I have to confess to not concentrating as well as usual on the traffic on the Stationary Engine Mailing List for the last month, mainly because we had a friend staying with us from the U.S. for an industrial heritage tour of Britain. It is a friendship which came about solely because of the e-mail contact we have on the List, and that, along with a few other recent happenings, has made me decide to change the style of this article slightly in a way which will hopefully give some insight into the daily life of our mailing list.
Of course, just like at an engine show, much of the daily talk is of engines, with tips and advice sought and shared, but also, just like at an engine show, the subject matter can wander far and wide. It is this wandering from subject which allows us to see the characters behind the e-mail addresses and which creates such strong friendships.
A mail which summed up the spirit of the List came from Norman O'Neal, who runs an old iron auction site on the WWW. He also organizes and runs a charity auction held on the ATIS mailing lists for the last two Christmases, and a live auction held at last year's Portland, Indiana show.

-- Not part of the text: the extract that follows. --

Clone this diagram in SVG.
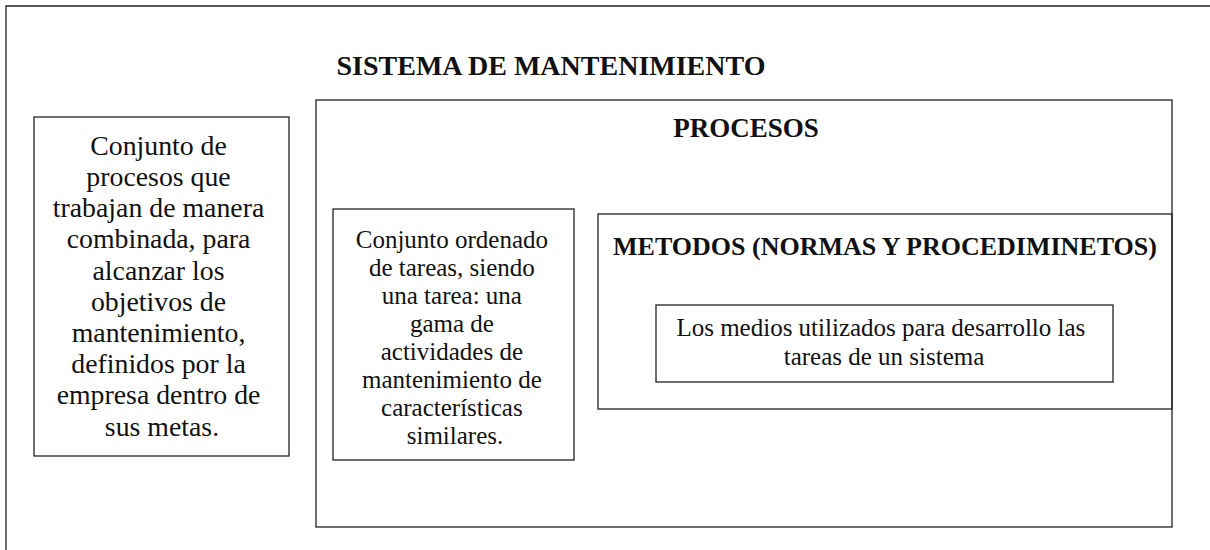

'The Goodness of ATIS is vast indeed. We celebrate the joy of our children graduating or winning contests, as well as the recent acquisition of a new tractor, a new engine, even a new tool. We mourn the loss of old friends, the passing of our engines, tractors and even farms on to others. We share our joys and sorrows, as well as our questions and knowledge about our hobby. The ATIS lists are a place where the only stupid question is the one not asked. If one would want a synonym of ATIS, it would be 'sharing.' Sharing in knowledge, sharing with the Annual Charity Auction, sharing in memories past, present and future. Someone once said, 'You can judge a man by the company he keeps.' I consider myself in good company.'
The internet, with its reputation for high technology, deceitful self-descriptions and insular behavior, is an unusual place to find a group of dedicated old iron enthusiasts who have formed such strong bonds of friendship that 170 of the group traveled from all over America, Canada, Australia and England to meet up at last year's Portland show. On the internet there are no barriers of age, sex, race or social standing, and no character assessments made on visual appearance, so our group represents all walks of life. Recently, a young enthusiast from upstate New York joined the group, asking for help in choosing his first flywheel engine. While his finances were lacking slightly, his enthusiasm was not, and a group of list members agreed to help finance his entry into the hobby. The following post described the presentation of the engine:
'I wish the entire list could have been there when we presented Tommy with his Hercules. The look on his face is hard to put into words. I think the engine is in better shape than he expected. We hooked the new coil up while 1 explained the wiring, showed him about the fuel adjustment, then the choke, whipped the flywheels over and bang! Tommy's engine was running. It is hard to put into words how Tommy acted and looked. His whole family was excited for him too. We shut the engine down and I made a few adjustments, explaining to Tommy what I was doing, changing the timing. It was quite retarded so I wanted to advance it. Again we whipped the flywheels over and she was running again. The list should really be proud of what they have done. Tommy told me while we were running the engine that he was never going to sell it, that it was his for life. I want to thank everyone on the list for helping Tommy get his first flywheel engine.'
Recently, Tommy and another list member took their engines to a local school, and Tommy was able to pass on his newly found information to a new generation of possible enthusiasts.
Once again, there will be a big, international ATIS presence at the TriState Gas Engine and Tractor Show in Portland in August, so if you are at the show, come along and say hello. We'll all be wearing ID badges featuring the list logo (as at the top of this article), because the strange thing about the business of meeting daily on the internet is that it's not easy to recognize each other when we meet for real! We'll be holding another charity auction, and who knows what will raise the most? Last year, it was a lavender-painted Maytag with an axe embedded in it ... no, don't ask!!
The money raised at the auctions is divided amongst charities suggested by list members, with the exception of the total of the 1999 Portland auction, which was donated in its entirety to multiple sclerosis research in England, a check which I had the honor of donating, as I am the MS sufferer in whose name the donation was made. The achievement of an international group of antique engine friends, connected by the internet, made for a large story in my local newspaper.
So, this month's column is a little different from the previous ones in an attempt to show what a wonderful group of people worldwide engine folk are. Tools are lent out, engines transported around the country (we've not yet got world engine transport completely organized, but we're working on it!), identifications made and engines dated. Problems are solved, often only after much discussion, and lessons learned are passed on. Many list members have their own web pages, and so can share pictures of their collections and shows attended. It may be that we have adopted a very modern method of enjoying the hobby, but basically, it is the same as meeting up with friends at a local show-just on a bigger scale.
Back to the usual format next month. As I write, there's heated discussion going on about mufflers, stories of engines rescued from decades of neglect, and tips for attracting crowds to your show display by means of putting unusual additives in the drip oilers!